▶ [What you will do]: Output exactly the lines from the line containing "Write a LaTeX" through the line containing "(0,0) rectangle (839,556);", inclusive, and omit any pictures.

▶ [Given entries]:
________________________________________

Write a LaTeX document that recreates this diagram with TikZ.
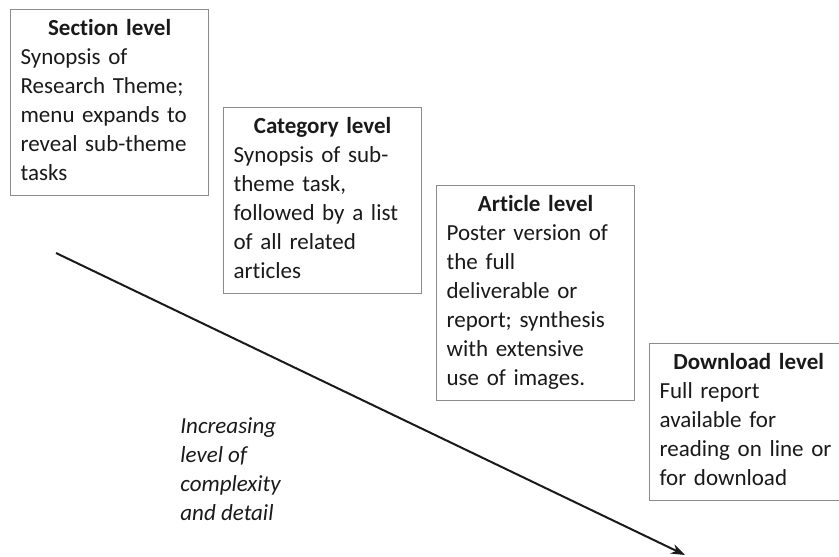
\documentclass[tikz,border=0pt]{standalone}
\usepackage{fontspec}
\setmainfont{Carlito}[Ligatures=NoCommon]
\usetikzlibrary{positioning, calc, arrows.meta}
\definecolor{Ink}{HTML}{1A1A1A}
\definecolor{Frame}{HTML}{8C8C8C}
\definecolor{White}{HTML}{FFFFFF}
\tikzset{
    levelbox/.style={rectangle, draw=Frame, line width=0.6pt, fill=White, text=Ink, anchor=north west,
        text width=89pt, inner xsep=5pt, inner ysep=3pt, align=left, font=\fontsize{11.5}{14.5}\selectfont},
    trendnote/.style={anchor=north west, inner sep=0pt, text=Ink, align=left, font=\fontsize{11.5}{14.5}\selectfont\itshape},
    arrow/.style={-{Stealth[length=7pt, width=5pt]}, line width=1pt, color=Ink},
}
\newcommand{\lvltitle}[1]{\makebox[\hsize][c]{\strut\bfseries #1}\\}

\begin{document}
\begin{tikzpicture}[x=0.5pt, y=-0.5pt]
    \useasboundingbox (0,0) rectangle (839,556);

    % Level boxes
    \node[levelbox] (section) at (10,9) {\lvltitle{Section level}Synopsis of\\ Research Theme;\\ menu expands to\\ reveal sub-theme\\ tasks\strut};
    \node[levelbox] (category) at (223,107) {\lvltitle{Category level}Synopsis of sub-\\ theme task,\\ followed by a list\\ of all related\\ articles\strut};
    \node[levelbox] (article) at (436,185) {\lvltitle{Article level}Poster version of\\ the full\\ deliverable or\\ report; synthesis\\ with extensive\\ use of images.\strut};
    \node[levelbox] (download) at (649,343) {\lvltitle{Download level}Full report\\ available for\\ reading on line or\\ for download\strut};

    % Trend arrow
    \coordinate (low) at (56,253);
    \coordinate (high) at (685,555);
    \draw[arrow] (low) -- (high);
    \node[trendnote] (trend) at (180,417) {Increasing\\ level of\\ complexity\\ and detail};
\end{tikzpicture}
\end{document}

________________________________________

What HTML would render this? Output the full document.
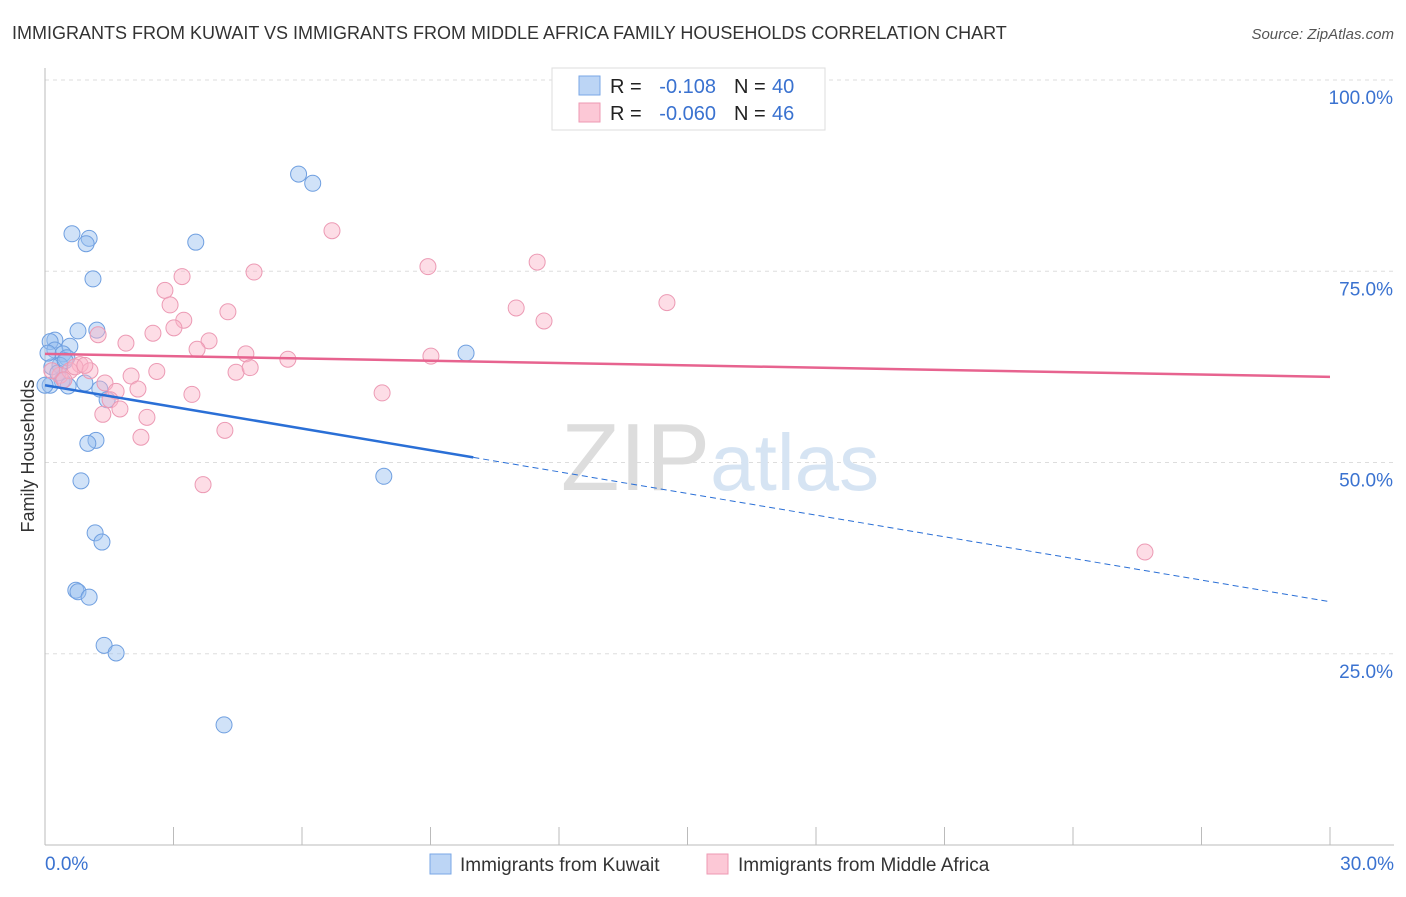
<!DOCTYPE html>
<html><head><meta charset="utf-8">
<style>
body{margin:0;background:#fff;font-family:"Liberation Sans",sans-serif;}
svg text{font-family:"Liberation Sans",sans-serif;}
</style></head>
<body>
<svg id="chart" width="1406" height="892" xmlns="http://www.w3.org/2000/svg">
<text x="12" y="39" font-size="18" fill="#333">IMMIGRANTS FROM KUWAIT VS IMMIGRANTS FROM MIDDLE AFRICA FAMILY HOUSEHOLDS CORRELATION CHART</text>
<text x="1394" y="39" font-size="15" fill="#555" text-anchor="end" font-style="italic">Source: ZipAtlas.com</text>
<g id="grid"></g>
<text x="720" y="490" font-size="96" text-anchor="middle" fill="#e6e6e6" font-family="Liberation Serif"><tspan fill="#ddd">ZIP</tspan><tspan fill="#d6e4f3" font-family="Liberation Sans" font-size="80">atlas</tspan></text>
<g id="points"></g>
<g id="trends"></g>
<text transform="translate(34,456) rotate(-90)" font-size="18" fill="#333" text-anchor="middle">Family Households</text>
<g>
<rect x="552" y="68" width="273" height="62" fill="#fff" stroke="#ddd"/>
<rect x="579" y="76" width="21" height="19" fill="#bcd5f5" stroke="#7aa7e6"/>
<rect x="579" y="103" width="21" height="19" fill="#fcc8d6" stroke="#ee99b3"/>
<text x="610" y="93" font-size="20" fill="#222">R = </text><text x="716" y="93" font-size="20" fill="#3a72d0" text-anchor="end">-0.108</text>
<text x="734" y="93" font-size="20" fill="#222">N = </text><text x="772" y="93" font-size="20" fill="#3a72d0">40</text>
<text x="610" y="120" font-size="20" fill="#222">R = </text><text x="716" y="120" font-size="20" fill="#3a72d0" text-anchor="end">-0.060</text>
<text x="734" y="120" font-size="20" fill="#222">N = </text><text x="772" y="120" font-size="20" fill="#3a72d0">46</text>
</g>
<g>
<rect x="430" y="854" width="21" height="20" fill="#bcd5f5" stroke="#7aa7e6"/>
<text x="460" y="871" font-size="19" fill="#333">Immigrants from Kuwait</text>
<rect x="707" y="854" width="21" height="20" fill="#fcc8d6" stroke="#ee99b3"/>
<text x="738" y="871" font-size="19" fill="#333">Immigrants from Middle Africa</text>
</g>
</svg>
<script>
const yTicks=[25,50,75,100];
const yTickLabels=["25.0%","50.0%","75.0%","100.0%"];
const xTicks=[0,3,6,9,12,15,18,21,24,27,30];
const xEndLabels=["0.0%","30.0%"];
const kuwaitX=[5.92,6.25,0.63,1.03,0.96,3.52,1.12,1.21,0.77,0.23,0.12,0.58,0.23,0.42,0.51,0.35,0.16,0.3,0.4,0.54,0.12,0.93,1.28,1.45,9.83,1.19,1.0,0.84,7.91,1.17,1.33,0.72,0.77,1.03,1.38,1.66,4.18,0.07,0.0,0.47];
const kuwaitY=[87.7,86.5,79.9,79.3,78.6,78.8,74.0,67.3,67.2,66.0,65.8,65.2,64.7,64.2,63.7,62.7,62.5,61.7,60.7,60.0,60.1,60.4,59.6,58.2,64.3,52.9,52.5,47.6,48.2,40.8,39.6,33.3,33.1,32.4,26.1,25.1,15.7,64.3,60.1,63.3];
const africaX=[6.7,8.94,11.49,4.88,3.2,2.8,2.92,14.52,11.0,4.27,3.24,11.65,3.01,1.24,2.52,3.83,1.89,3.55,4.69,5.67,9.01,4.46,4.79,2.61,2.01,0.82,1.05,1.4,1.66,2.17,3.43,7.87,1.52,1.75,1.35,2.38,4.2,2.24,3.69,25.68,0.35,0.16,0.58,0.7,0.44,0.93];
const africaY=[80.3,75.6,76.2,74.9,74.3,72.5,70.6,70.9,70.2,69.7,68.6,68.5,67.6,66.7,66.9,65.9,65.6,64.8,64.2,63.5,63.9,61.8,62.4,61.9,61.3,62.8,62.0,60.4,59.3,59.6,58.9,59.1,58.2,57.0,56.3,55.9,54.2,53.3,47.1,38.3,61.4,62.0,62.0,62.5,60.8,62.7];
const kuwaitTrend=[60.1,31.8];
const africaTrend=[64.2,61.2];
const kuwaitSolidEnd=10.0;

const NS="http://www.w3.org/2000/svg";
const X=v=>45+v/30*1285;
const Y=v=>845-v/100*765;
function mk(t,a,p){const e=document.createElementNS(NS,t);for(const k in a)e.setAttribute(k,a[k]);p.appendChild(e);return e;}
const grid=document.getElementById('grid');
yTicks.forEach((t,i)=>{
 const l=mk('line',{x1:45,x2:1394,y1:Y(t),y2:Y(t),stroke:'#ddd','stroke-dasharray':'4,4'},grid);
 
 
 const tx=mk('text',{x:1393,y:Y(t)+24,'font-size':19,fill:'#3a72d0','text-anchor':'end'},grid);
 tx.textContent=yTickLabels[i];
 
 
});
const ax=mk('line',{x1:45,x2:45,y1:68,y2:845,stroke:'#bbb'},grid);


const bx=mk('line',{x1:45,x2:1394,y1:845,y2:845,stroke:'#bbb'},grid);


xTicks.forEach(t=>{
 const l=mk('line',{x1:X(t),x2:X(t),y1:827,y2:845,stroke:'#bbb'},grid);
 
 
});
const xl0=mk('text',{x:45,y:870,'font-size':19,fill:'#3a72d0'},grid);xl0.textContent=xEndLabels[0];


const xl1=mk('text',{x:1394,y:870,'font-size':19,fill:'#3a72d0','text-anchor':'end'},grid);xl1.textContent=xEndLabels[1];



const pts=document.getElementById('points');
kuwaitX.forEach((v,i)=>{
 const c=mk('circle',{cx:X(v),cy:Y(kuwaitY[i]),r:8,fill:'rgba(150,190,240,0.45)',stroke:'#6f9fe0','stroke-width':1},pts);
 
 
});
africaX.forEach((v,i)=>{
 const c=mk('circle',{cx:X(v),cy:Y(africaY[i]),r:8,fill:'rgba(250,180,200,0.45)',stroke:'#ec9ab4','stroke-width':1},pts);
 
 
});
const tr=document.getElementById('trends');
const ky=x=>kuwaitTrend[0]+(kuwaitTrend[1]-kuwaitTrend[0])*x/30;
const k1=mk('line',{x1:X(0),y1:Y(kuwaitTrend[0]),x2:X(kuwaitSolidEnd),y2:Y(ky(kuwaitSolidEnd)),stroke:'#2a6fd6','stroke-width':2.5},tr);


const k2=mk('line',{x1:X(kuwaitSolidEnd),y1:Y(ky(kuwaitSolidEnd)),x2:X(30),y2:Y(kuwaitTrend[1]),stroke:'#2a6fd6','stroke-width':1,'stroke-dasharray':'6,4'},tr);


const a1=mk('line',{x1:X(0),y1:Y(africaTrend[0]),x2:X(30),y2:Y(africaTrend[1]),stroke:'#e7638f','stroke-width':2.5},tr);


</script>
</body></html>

________________________________________

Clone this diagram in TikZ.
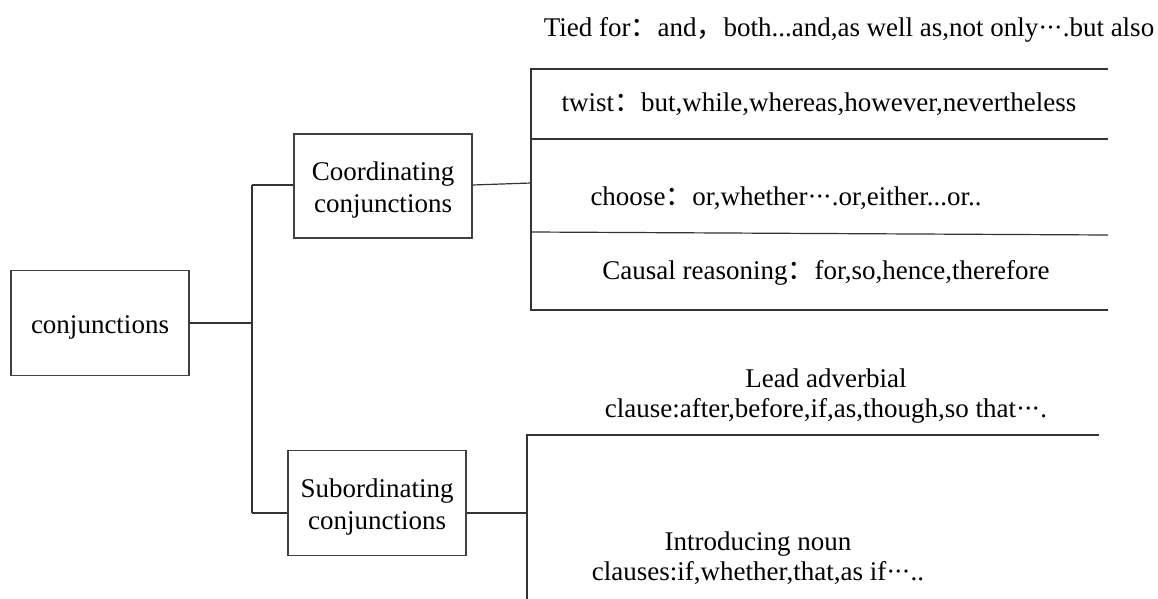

________________________________________

▶ [Task answer]:
Write a LaTeX document that recreates this diagram with TikZ.
\documentclass[tikz,border=0pt]{standalone}
\usepackage{fontspec}
\setmainfont{Carlito}[Ligatures=NoCommon]
\usetikzlibrary{positioning, calc, arrows.meta}
\definecolor{Ink}{HTML}{1A1A1A}
\definecolor{Frame}{HTML}{8C8C8C}
\definecolor{White}{HTML}{FFFFFF}
\tikzset{
    levelbox/.style={rectangle, draw=Frame, line width=0.6pt, fill=White, text=Ink, anchor=north west,
        text width=89pt, inner xsep=5pt, inner ysep=3pt, align=left, font=\fontsize{11.5}{14.5}\selectfont},
    trendnote/.style={anchor=north west, inner sep=0pt, text=Ink, align=left, font=\fontsize{11.5}{14.5}\selectfont\itshape},
    arrow/.style={-{Stealth[length=7pt, width=5pt]}, line width=1pt, color=Ink},
}
\newcommand{\lvltitle}[1]{\makebox[\hsize][c]{\strut\bfseries #1}\\}

\begin{document}
\begin{tikzpicture}[x=0.5pt, y=-0.5pt]
    \useasboundingbox (0,0) rectangle (839,556);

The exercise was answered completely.